Yeah this setup can slay a few fallacies I think, there is the reduced input under load effect, the load not reflecting to the primary
effect, it can demonstrate some reactive power issues that get misunderstood, it can show resonant activity in the tanks that is
no where near 90 degree shift between voltage and current and it can show in phase inductive loads and out of phase inductive
loads.

I think I can get up to 77 % real efficiency end to end with some loads. Or very low efficiency when caused.

I think the output and input impedance can be varied for different loads.

I think I will apply the "Thevenin's theorum" test to try to determine the maximum and minimum output impedance.

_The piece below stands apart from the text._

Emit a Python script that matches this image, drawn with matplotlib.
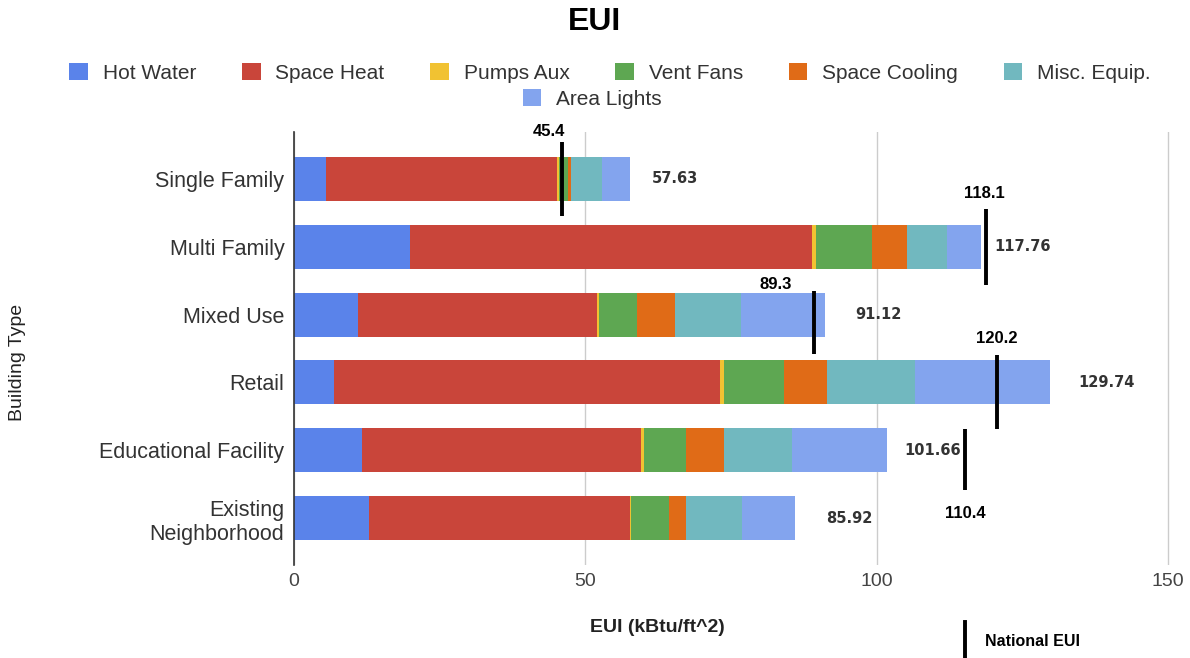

I'll need to reduce the coupling so that the output short circuit doesn't max out my power supply or I can use a battery, but the
pulsing circuit is frequency sensitive to supply voltage so the circuit needs a regulated supply to stay stable on the right
frequency as well as a supply of 12.5 volts or so that's unrestricted for the primary coil. If it's an issue depends on if the
frequency rises with a reducing voltage or drops with a reducing voltage and how much it varies with 0.1 volt supply change.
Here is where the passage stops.